The announcement released here added that an 18% increase in the average gold price received to R255 213 per kg, and a 2% decrease in cash operating costs to R406.9 million, offset the impact of a 15% decline in gold production to 60 057 oz.
It added that lower gold production was mainly due to a 45% drop in production at ERPM – the result of a decision to suspend underground mining there with effect from the end of October 2008.
Commenting on DRDGold’s Ergo joint venture, newly appointed CEO Niel Pretorius said: “We are very pleased with the progress achieved on Phase 1. Commissioning of the first carbon in leach circuit at the Brakpan plant began on schedule during the December quarter and the project is thus well placed to achieve the 600 000 tpm throughput planned by April 2009. None of our key operating assumptions in respect of Ergo to date have proven flawed,” he added.
Pointing to world economic conditions, Pretorius said: "These uncertain times may continue to provide the ‘safe haven’ attraction of gold."
He went on to say that Ergo was coming to fruition now, and should therefore benefit from the higher gold price.

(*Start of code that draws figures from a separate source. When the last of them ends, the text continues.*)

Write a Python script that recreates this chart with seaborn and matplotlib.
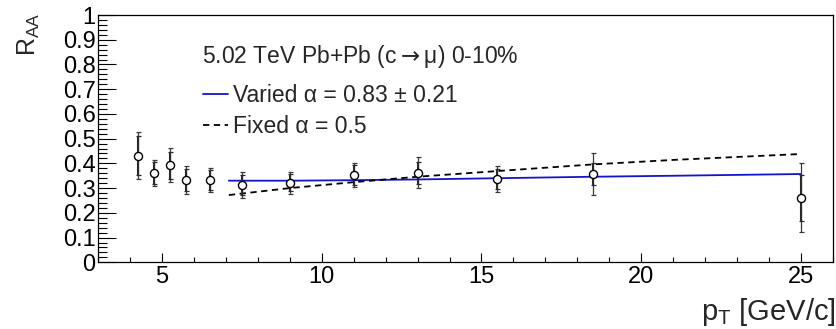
import numpy as np
import pandas as pd
import matplotlib
matplotlib.use("Agg")
import matplotlib.pyplot as plt
from matplotlib.ticker import MultipleLocator
import seaborn as sns

# ---- data ----
pt = [4.25, 4.75, 5.25, 5.75, 6.5, 7.5, 9.0, 11.0, 13.0, 15.5, 18.5, 25.0]
raa = [0.431, 0.362, 0.393, 0.333, 0.333, 0.313, 0.322, 0.353, 0.362, 0.336, 0.357, 0.261]
err_tot = [0.094, 0.053, 0.068, 0.056, 0.049, 0.051, 0.045, 0.049, 0.063, 0.052, 0.085, 0.140]
err_stat = [0.080, 0.045, 0.055, 0.045, 0.040, 0.040, 0.035, 0.040, 0.045, 0.040, 0.045, 0.093]

curve_pt = [7.1, 9.0, 11.0, 13.0, 15.5, 18.5, 21.0, 25.0]
varied_raa = [0.330, 0.330, 0.332, 0.335, 0.340, 0.346, 0.350, 0.357]
fixed_raa = [0.272, 0.300, 0.324, 0.346, 0.369, 0.396, 0.414, 0.438]

header = "5.02 TeV Pb+Pb (c$\\rightarrow$\u03bc) 0-10%"
label_varied = "Varied \u03b1 = 0.83 \u00b1 0.21"
label_fixed = "Fixed \u03b1 = 0.5"
ytick_labels = ["0", "0.1", "0.2", "0.3", "0.4", "0.5", "0.6", "0.7", "0.8", "0.9", "1"]

sns.set_style("ticks")
plt.rcParams["font.family"] = ["Liberation Sans", "DejaVu Sans"]
plt.rcParams["mathtext.fontset"] = "dejavusans"

fig = plt.figure(figsize=(8.37, 3.29), dpi=100)
ax = fig.add_axes([97.7 / 837, (329 - 262.3) / 329, (833.3 - 97.7) / 837, (262.3 - 15) / 329])

df_curves = pd.DataFrame({"pt": curve_pt, "varied": varied_raa, "fixed": fixed_raa})
sns.lineplot(data=df_curves, x="pt", y="varied", ax=ax, color="#1414c8", lw=1.3,
             label=label_varied)
sns.lineplot(data=df_curves, x="pt", y="fixed", ax=ax, color="black", lw=1.3,
             linestyle=(0, (3.5, 2.5)), label=label_fixed)

# error bars: total (thin, caps) and stat (thicker)
ax.errorbar(pt, raa, yerr=err_tot, fmt="none", ecolor="#3a3a3a", elinewidth=0.9,
            capsize=1.8, capthick=0.9, zorder=3)
ax.errorbar(pt, raa, yerr=err_stat, fmt="none", ecolor="#2a2a2a", elinewidth=1.5,
            capsize=1.8, capthick=0.9, zorder=3)
df_pts = pd.DataFrame({"pt": pt, "raa": raa})
sns.scatterplot(data=df_pts, x="pt", y="raa", ax=ax, marker="o", s=34,
                facecolor="white", edgecolor="black", linewidth=1.0, zorder=4)

ax.set_xlim(3, 26)
ax.set_ylim(0, 1)
ax.xaxis.set_major_locator(MultipleLocator(5))
ax.xaxis.set_minor_locator(MultipleLocator(1))
ax.set_yticks(np.arange(0, 1.01, 0.1))
ax.set_yticklabels(ytick_labels)
ax.yaxis.set_minor_locator(MultipleLocator(0.02))
ax.tick_params(axis="both", which="both", direction="in", colors="black", labelsize=17)
ax.tick_params(axis="y", which="major", length=13, width=0.8, pad=1.5)
ax.tick_params(axis="y", which="minor", length=6.5, width=0.8)
ax.tick_params(axis="x", which="major", length=6.5, width=0.8, pad=3)
ax.tick_params(axis="x", which="minor", length=3.3, width=0.8)
for s in ax.spines.values():
    s.set_linewidth(0.9)
    s.set_color("black")
    s.set_visible(True)

ax.set_xlabel("")
ax.set_ylabel("")
fig.text(29 / 837, 1 - 12 / 329, r"$\mathregular{R_{AA}}$", rotation=90, ha="center",
         va="top", fontsize=18)
fig.text(836 / 837, 1 - 328 / 329, r"$\mathregular{p_{T}}$ [GeV/c]", ha="right",
         va="bottom", fontsize=21)

ax.text((202 - 97.7) / 735.6, (262.3 - 57) / 247.3, header, transform=ax.transAxes,
        ha="left", va="center", fontsize=16.5)

leg = ax.legend(loc="upper left", bbox_to_anchor=(203 / 837, 1 - 84 / 329),
                bbox_transform=fig.transFigure, frameon=False, fontsize=16.5,
                handlelength=1.09, handletextpad=0.22, labelspacing=0.36,
                borderpad=0, borderaxespad=0)

fig.savefig("out.png", dpi=100, facecolor="white")
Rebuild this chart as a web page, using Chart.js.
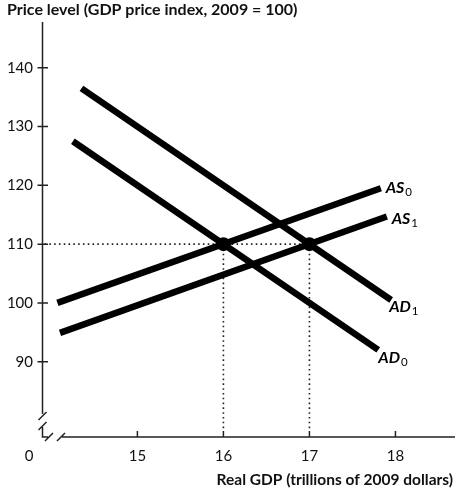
<!DOCTYPE html>
<html>
<head>
<meta charset="utf-8">
<script src="https://cdn.jsdelivr.net/npm/chart.js@4.4.1/dist/chart.umd.min.js"></script>
<style>
  body { margin: 0; background: #fff; }
</style>
</head>
<body>
<canvas id="chart" width="455" height="492"></canvas>
<script>
// ---------- data ----------
const xTicks = [15, 16, 17, 18];
const yTicks = [90, 100, 110, 120, 130, 140];

const ad0X = [14.25, 17.8];
const ad0Y = [127.5, 92];
const ad1X = [14.35, 17.95];
const ad1Y = [136.5, 100.5];
const as0X = [14.07, 17.83];
const as0Y = [100, 119.5];
const as1X = [14.1, 17.9];
const as1Y = [94.9, 114.7];

const eqX = [16, 17];
const eqY = [110, 110];

const curveLabels = [
  { name: "AS", sub: "0", x: 17.83, y: 119.5, dx: 5, dy: 5 },
  { name: "AS", sub: "1", x: 17.9, y: 114.7, dx: 5, dy: 7 },
  { name: "AD", sub: "1", x: 17.95, y: 100.5, dx: -2, dy: 12 },
  { name: "AD", sub: "0", x: 17.8, y: 92, dx: 0, dy: 13 }
];

const pts = (xs, ys) => xs.map((x, i) => ({ x: x, y: ys[i] }));

const FONT = "Lato, 'Open Sans', sans-serif";

function lineSet(xs, ys) {
  return {
    data: pts(xs, ys),
    showLine: true,
    borderColor: "#000",
    borderWidth: 6.5,
    borderCapStyle: "butt",
    pointRadius: 0,
    fill: false
  };
}

// ---------- axes, guides, labels ----------
const econPlugin = {
  id: "econ",
  beforeDatasetsDraw(chart) {
    const ctx = chart.ctx;
    const xs = chart.scales.x, ys = chart.scales.y;
    const x0 = 42.5, yAxis = 437;

    // dotted guides
    ctx.save();
    ctx.strokeStyle = "#222";
    ctx.lineWidth = 1.6;
    ctx.setLineDash([1.6, 3.2]);
    const py = ys.getPixelForValue(110);
    ctx.beginPath();
    ctx.moveTo(x0 + 2, py);
    ctx.lineTo(xs.getPixelForValue(17), py);
    eqX.forEach(v => {
      const px = xs.getPixelForValue(v);
      ctx.moveTo(px, py);
      ctx.lineTo(px, 431);
    });
    ctx.stroke();
    ctx.restore();

    // axes with breaks
    ctx.save();
    ctx.strokeStyle = "#222";
    ctx.lineWidth = 1.5;
    ctx.beginPath();
    ctx.moveTo(x0, 22);
    ctx.lineTo(x0, 414);
    ctx.moveTo(x0, 427);
    ctx.lineTo(x0, yAxis);
    ctx.lineTo(48, yAxis);
    ctx.moveTo(62, yAxis);
    ctx.lineTo(455, yAxis);
    // break slashes
    ctx.moveTo(38.5, 420); ctx.lineTo(46.5, 412);
    ctx.moveTo(38.5, 430); ctx.lineTo(46.5, 422);
    ctx.moveTo(45, 441); ctx.lineTo(53, 433);
    ctx.moveTo(57, 441); ctx.lineTo(65, 433);
    // ticks
    yTicks.forEach(v => {
      const p = ys.getPixelForValue(v);
      ctx.moveTo(37.5, p); ctx.lineTo(48, p);
    });
    xTicks.forEach(v => {
      const p = xs.getPixelForValue(v);
      ctx.moveTo(p, 431); ctx.lineTo(p, yAxis);
    });
    ctx.stroke();

    // tick labels
    ctx.fillStyle = "#111";
    ctx.font = "15px " + FONT;
    ctx.textBaseline = "middle";
    ctx.textAlign = "right";
    yTicks.forEach(v => ctx.fillText(String(v), 33, ys.getPixelForValue(v)));
    ctx.textAlign = "center";
    xTicks.forEach(v => ctx.fillText(String(v), xs.getPixelForValue(v), 456));
    ctx.fillText("0", 29, 456);

    // axis titles
    ctx.font = "bold 16px " + FONT;
    ctx.textAlign = "left";
    ctx.fillText("Price level (GDP price index, 2009 = 100)", 7, 10);
    ctx.font = "bold 15.5px " + FONT;
    ctx.textAlign = "right";
    ctx.fillText("Real GDP (trillions of 2009 dollars)", 453, 480);
    ctx.restore();
  },
  afterDatasetsDraw(chart) {
    const ctx = chart.ctx;
    const xs = chart.scales.x, ys = chart.scales.y;
    ctx.save();
    ctx.fillStyle = "#000";
    ctx.textBaseline = "alphabetic";
    ctx.textAlign = "left";
    curveLabels.forEach(l => {
      const px = xs.getPixelForValue(l.x) + l.dx;
      const py = ys.getPixelForValue(l.y) + l.dy;
      ctx.font = "italic bold 16px " + FONT;
      ctx.fillText(l.name, px, py);
      const w = ctx.measureText(l.name).width;
      ctx.font = "11.5px " + FONT;
      ctx.fillText(l.sub, px + w + 1, py + 3);
    });
    ctx.restore();
  }
};

new Chart(document.getElementById("chart"), {
  type: "scatter",
  data: {
    datasets: [
      lineSet(ad1X, ad1Y),
      lineSet(ad0X, ad0Y),
      lineSet(as0X, as0Y),
      lineSet(as1X, as1Y),
      {
        data: pts(eqX, eqY),
        showLine: false,
        pointRadius: 7,
        pointBackgroundColor: "#000",
        pointBorderWidth: 0
      }
    ]
  },
  options: {
    responsive: false,
    animation: false,
    layout: { padding: { left: 42, top: 22, right: 0, bottom: 55 } },
    plugins: { legend: { display: false }, tooltip: { enabled: false } },
    scales: {
      x: { type: "linear", display: false, min: 13.891, max: 18.611 },
      y: { type: "linear", display: false, min: 77.18, max: 147.8 }
    }
  },
  plugins: [econPlugin]
});
</script>
</body>
</html>
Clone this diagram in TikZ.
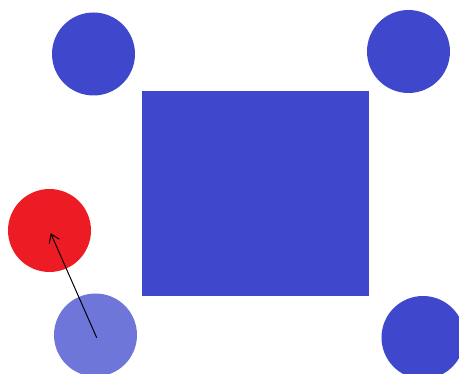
\documentclass[tikz,border=0pt]{standalone}
\usepackage{tikz}
\usetikzlibrary{arrows.meta, positioning, calc}
\definecolor{PuckBlue}{RGB}{63, 72, 204}
\definecolor{PuckLight}{RGB}{111, 118, 218}
\definecolor{PuckRed}{RGB}{237, 28, 36}

\begin{document}
\begin{tikzpicture}[x=1pt, y=-1pt, >={Straight Barb[length=8pt, width=11pt]},
        puck/.style={circle, minimum size=83pt, inner sep=0pt, draw=none}]
        % Canvas frame (fixes the page size)
        \useasboundingbox (0, 0) rectangle (459, 374);

        % Central block
        \node[fill=PuckBlue, minimum width=227pt, minimum height=205pt, inner sep=0pt, anchor=north west] (block) at (142, 91) {};

        % Corner pucks
        \node[puck, fill=PuckBlue] (topleft) at (93.5, 54) {};
        \node[puck, fill=PuckBlue] (topright) at (408.5, 51.5) {};
        \node[puck, fill=PuckBlue] (bottomright) at (423, 337.5) {};

        % Moving puck and its target
        \node[puck, fill=PuckRed] (target) at (49.5, 230.5) {};
        \node[puck, fill=PuckLight] (mover) at (95.5, 335) {};

        % Velocity arrow
        \draw[->, line width=1pt, color=black, shorten >=3pt, shorten <=-3pt] (mover.center) -- (target.center);
    \end{tikzpicture}
\end{document}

He was also pleased that the Top Star project was finally up and running, to take advantage of the current gold price trend.
“With the global liquidity squeeze, we will remain cautious of long lead capital projects, and will avoid projects that we cannot fully cover with the cash and facilities that we have at hand. DRDGOLD will be taking a very disciplined approach to growth,” Pretorius concluded.